There are only two characters in the films who changed their social status dramatically, Neil and Nick. Neil’s path was the most surprising one. He was born in Liverpool and dreamed of going to Oxford University when he was young, but ended up at the lesser University of Aberdeen. Then, everything turned straight down. He was a construction worker when he was 21, became homeless at 28, and mentally unstable at 35. The director even asked him if he thought he was going mad. Fortunately, he seemed to found a path for himself at 42 and became a local councilor. Neil was the only one who went down from his class. The only one who went up was Nick. He was born on a farm, but went to Oxford University and eventually became a nuclear fusion researcher in America, with a big house, lovely wife, and an enviable life.

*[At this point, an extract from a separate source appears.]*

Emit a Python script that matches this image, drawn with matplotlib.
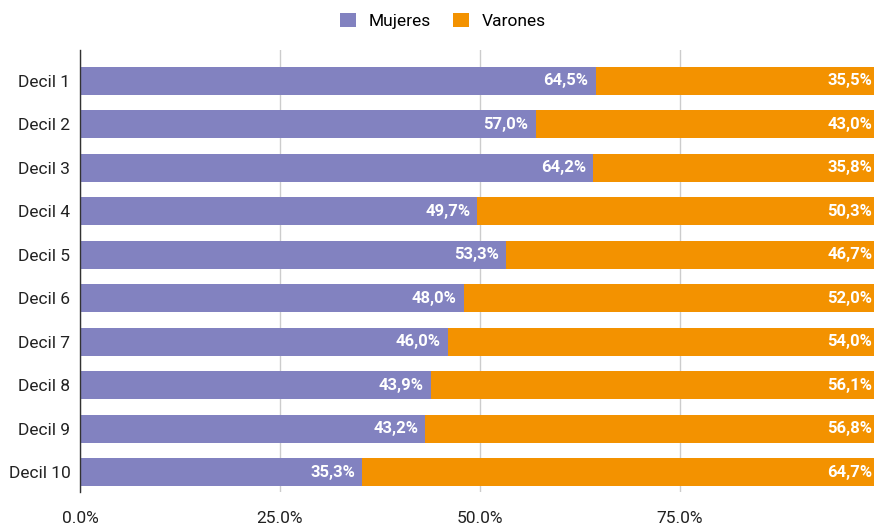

Most of the interviewees stayed in their original class. Andrew, John, Charles (who stopped participating after age 28), and Suzy were the representatives of the upper class. They had mapped their paths through life even when they were just seven, and more or less followed those plans. They had a lot of resources when they were growing up; they had private teachers to teach them different things and they were giving a lot of thought about the society and themselves. Tony, Sue, Jackie, and Lynn were the representatives of the working class. None of them went to the college and, based on their different attitudes toward life, their paths were quite different. Tony had his dreams, and followed them well; Lynn and Jackie met some obstacles and seemed stuck in place for a long time; Sue had obstacles too, but she handled them well and seems to enjoy her life more and more along the way.
The director tries to play the role of a historian, viewing and describing all the characters’ lives in a calm and objective way. However, the films raise some ethical problems, such as Neil’s acknowledging he was having mental problems. When the director tries to ask more about those problems, Neil changes the topic. But the director kept trying to ask him more about the issue. Should the director have given more privacy to Neil, or should he kept asking? Also, because the films are shot for just seven days every seven years, if there are some significant life events that happen in between shooting, it is hard to catch the real thoughts and reactions of the moment, as people’s memories change as time goes on.
What makes this series most controversial is the question of what these films are trying to present. Just as Nick says in 56 Up: “They film me doing all this draft stuff and it’s seven days out of every seven years . . . it’s all this excitement . . . and then they present this tiny little snippet and it’s like, ‘Is that all there is to me?’” Also, whether the cast of the films are typical enough to represent all their peers in the UK, or even just in their own class is questionable. In fact, the main reason why some of the interviewees dropped out of one or more of the films is related to this question. They needed meaning in order to keep doing the films, and felt it was lacking.
However, for the rest of us, the most precious element of this series, is that it makes us think of ourselves, how our family influences us, what direction our choices may lead us to, and the most importantly, who we want to become. We never know what kind of effect an event will have on us in the future, but because the life is long, one single event can also be viewed as just a small part. In the end, Nick give meaning to the series, “The idea of looking at a bunch of people over time and how they evolve was a really nifty idea. It isn’t a picture really of the essence of Nick or Suzy; it’s a picture of every man.”